The presence of HIV/AIDS in Uruguay is an ongoing health concern for the population of that South American nation.

== Prevalence ==

According to Unaids statistics, there were 15,000 confirmed cases of the disease in Uruguay in 2021. Of those, 14,000 patients were over the age of 15. Among people older than 15 with HIV or the AIDS syndrome associated with the HIV disease, 8,600 patients were male and 5,800 female. 0.6 percent of Uruguay's population aged 15 to 49 were affected, with percentages of 0.7 for males and 0.5 for females in the same age category, respectively.

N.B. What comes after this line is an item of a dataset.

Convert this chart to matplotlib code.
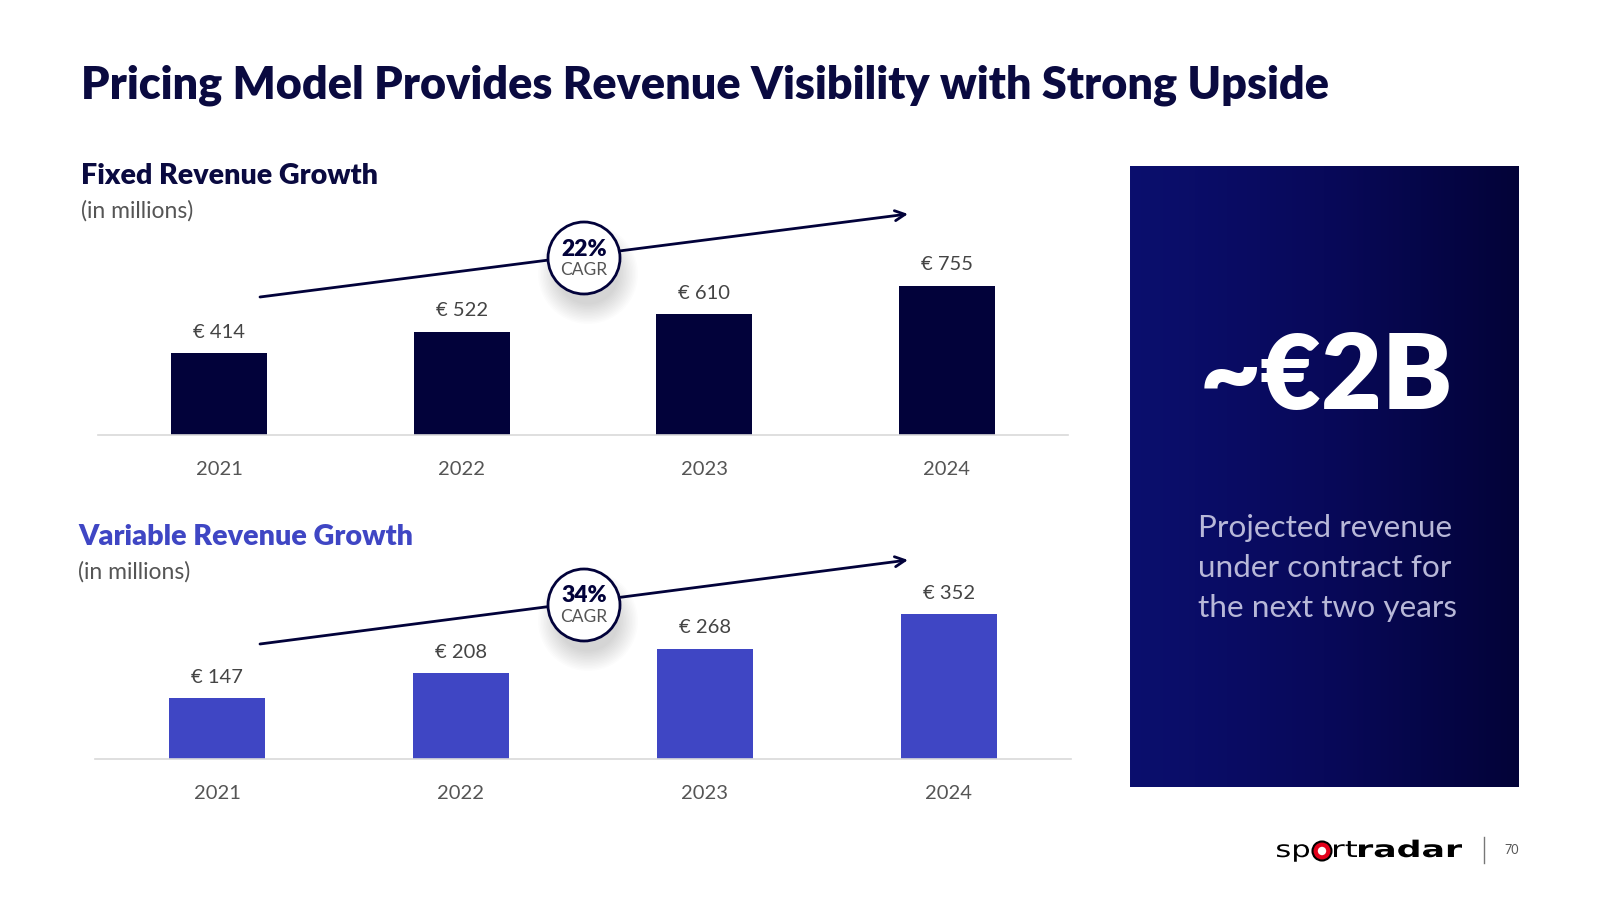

As in most of the Spanish-speaking world, HIV and AIDS are known as VIH and SIDA in Uruguay.

== History ==
Initially, HIV/AIDS spread quickly in Uruguay: by August 1988, there were 422 confirmed HIV cases in the country, of which 73 had progressed to full-blown AIDS. Of the latter 73, 39 had been reported as deceased. 86.5% of the then-reported cases were males at that time.

According to the Uruguayan government, across social and economic levels, the percentages of people affected with HIV in Uruguay range between 1% and 5% of the population. Between 2016 and 2020, there were an average of 902 new cases reported per year. (info on Spanish-language PDF included on this link)

== Government response ==
=== Dia nacional del VIH/SIDA ===
The Uruguayan government has designated July 29 as HIV/AIDS national day (Dia nacional del VIH/SIDA) in Uruguay to commemorate those who have died from the virus and disease and those suffering from them.

That particular date also commemorates the first time that the presence of HIV and AIDS were detected in Uruguay, when, on July 29, 1983, a person who had recently arrived in the country from the United States was diagnosed.